Meaningless is the right term for the Afghanistan war,
too, because our bloody attempt to conquer this foreign
land has nothing to do with its stated purpose of
enhancing our national security. Just as the government
of Vietnam was never a puppet of communist China or the
Soviet Union, the Taliban is not a surrogate for al
Qaeda. Involved in both instances was an American
intrusion into a civil war whose passions and
parameters we never fully have grasped and will always
fail to control militarily.
The Vietnamese communists were not an extension of an
inevitably hostile, unified international communist
enemy, as evidenced by the fact that communist Vietnam
and communist China are both our close trading partners
today. Nor should the Taliban be considered simply an
extension of a Mideast-based al Qaeda movement, whose
operatives the United States recruited in the first
place to go to Afghanistan to fight the Soviets.
Those recruits included Khalid Sheikh Mohammed, the
alleged mastermind of the 9-11 attack, and financier
Osama bin Laden, who met in Afghanistan as part of a
force that Ronald Reagan glorified as "freedom
fighters." As blowback from that bizarre, mismanaged
CIA intervention, the Taliban came to power and formed
a temporary alliance with the better-financed foreign
Arab fighters still on the scene.
There is no serious evidence that the Taliban
instigated the 9-11 attacks or even knew about them in
advance. Taliban members were not agents of al Qaeda;
on the contrary, the only three governments that
financed and diplomatically recognized the Taliban -
Saudi Arabia, the United Arab Emirates and Pakistan -
all were targets of bin Laden's group.
To insist that the Taliban be vanquished militarily as
a prerequisite for thwarting al Qaeda is a denial of
the international fluidity of that terrorist movement.

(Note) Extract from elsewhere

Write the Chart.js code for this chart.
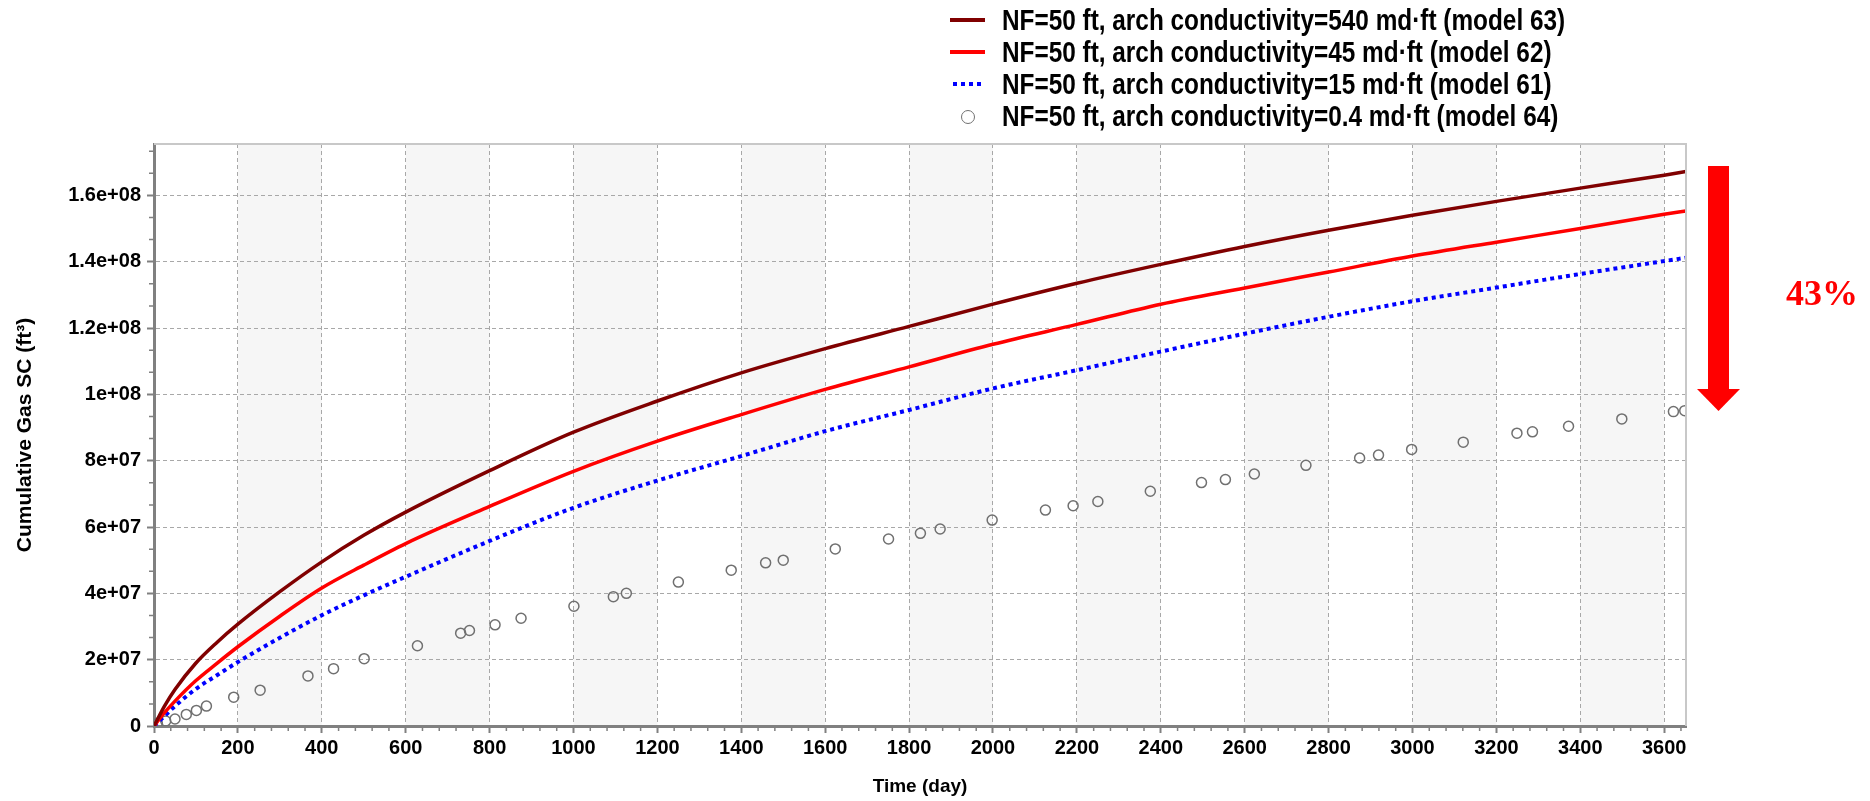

Al Qaeda, according to U.S. intelligence sources, has
operated effectively in countries as disparate as
Somalia, Indonesia, England and Pakistan, to name just
a few. What is required to stymie such a movement is
effective police and intelligence work, as opposed to
deploying vast conventional military forces in the hope
of finding, or creating, a conventional war to win.
This last wan hope is what the effort in Afghanistan -
in the last two months at its most costly point in
terms of American deaths - is all about: marshaling
enormous firepower to fight shadows.
The Taliban is a traditional guerrilla force that can
easily elude conventional armies. Once again the
generals on the ground are insisting that a desperate
situation can be turned around if only more troops are
committed, as Gen. Stanley A. McChrystal did in a
report leaked this week. Even with U.S. forces being
increased to 68,000 as part of an 110,000-strong allied
army, the general states, "The situation in Afghanistan
is serious." In the same sentence, however, he goes on
to say that "success is achievable."
Fortunately, Defense Secretary Robert Gates is given to
some somber doubts on this point, arguing that the size
of the U.S. force breeds its own discontents: "I have
expressed some concerns in the past about the size of
the American footprint, the size of the foreign
military footprint in Afghanistan," he said. "And,
clearly, I want to address those issues. And we will
have to look at the availability of forces, we'll have
to look at costs."
I write the word fortunately because just such wisdom
on the part of Robert McNamara, another defense
secretary, during the buildup to Vietnam would have led
him to oppose rather than abet what he ruefully
admitted decades after the fact was a disastrous waste
of life and treasure: 59,000 Americans dead, along with
3.4 million Indochinese, mostly innocent civilians.
I was reporting from Vietnam when that buildup began,
and then as now there was an optimism not supported by
the facts on the ground. Then as now there were
references to elections and supporting local
politicians to win the hearts and minds of people we
were bombing. Then as now the local leaders on our side
turned out to be hopelessly corrupt, a condition easily
exploited by those we term the enemy.
Those who favor an escalation of the Afghanistan war
ought to own up to its likely costs. If 110,000 troops
have failed, will we need the half million committed at
one point to Vietnam, which had a far less intractable
terrain? And can you have that increase in forces
without reinstituting the draft?
It is time for Democrats to remember that it was their
party that brought America its most disastrous overseas
adventure and to act forthrightly to pull their chosen
president back from the abyss before it is too late.